There are many factors besides not wanting to do something that lead us to procrastinate. One of the biggest of these factors is fear, which can be manifested in a variety of ways in our lives. Perfectionism, for instance, frequently leads us to procrastinate because we are afraid of not being able to do our best. Busyness often makes us procrastinate, because we are afraid of being unimportant, and so we take on too much and either become overwhelmed or just don’t have time to do everything that we have said yes to. Self-deprecation is yet another factor that makes us procrastinate, because we are afraid that other people will see our real ineptitude on display.

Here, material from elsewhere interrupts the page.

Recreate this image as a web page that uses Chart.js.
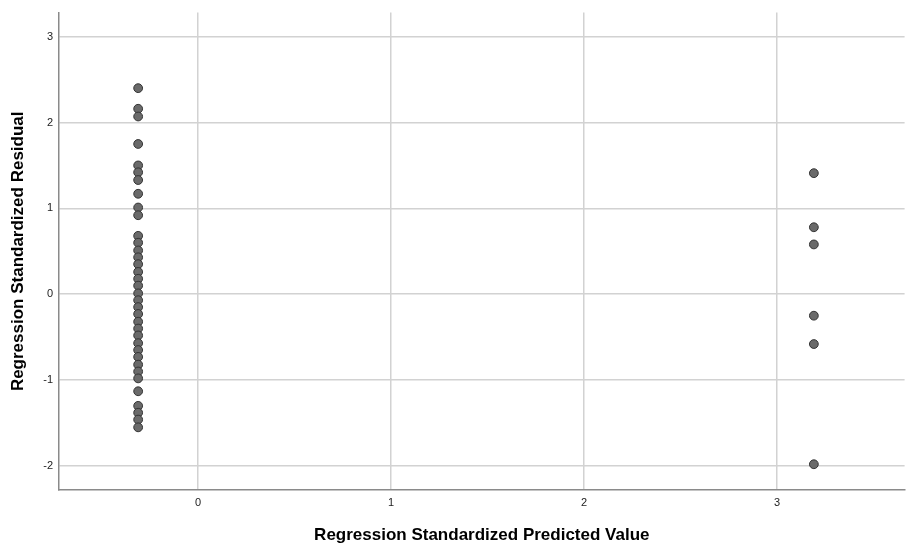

What can we say in response to these things? How can we face up to our struggles with procrastination and work to overcome them? Well, the first thing I would say is that we need to remember that procrastination is most definitely not the unforgivable sin. Final unbelief is. However destructive it may be, procrastination is never beyond the reach of God’s forgiveness. It is sin, to be sure; but, as Paul so helpfully points out in Romans 5:20, where sin increases, grace increases even more. All of our struggles in this area, therefore, need to be taken in the light of what Horatio Spafford so eloquently said in his great hymn, “It Is Well with My Soul:”
My sin—oh, the bliss of this glorious thought!—
My sin, not in part but the whole,
Is nailed to the cross, and I bear it no more,
Praise the Lord, praise the Lord, O my soul!
The second thing I would say about procrastination is that we ought to take our struggles to the Lord in prayer. Ask Him for courage, which—in the context of the Christian life—simply refers to living by faith in the midst of fearful circumstances. Ask Him for help to trust Him and to step out in faith—even if we do not like the task or are afraid of failure. God really does showcase His strength in our weakness, as Paul says He does in 2 Corinthians 12:9-10. This ought to be motivation enough for us to risk making a fool of ourselves or doing a poor job at something we don’t really like.
The last thing I will say about dealing with procrastination is that we must seek out community and accountability. Far too many of us go through life without anyone else who knows us, our struggles, and our weaknesses and who is, therefore, able to speak into our lives and exhort us in the face of our procrastination. Surely that is why the apostle calls upon us to “exhort one another every day, as long as it is called ‘today’” (Heb. 3:13). He knows that each day has unique challenges in store for us and that we need the constant exhortation of others to do what needs to be done each day, as long as it is called today.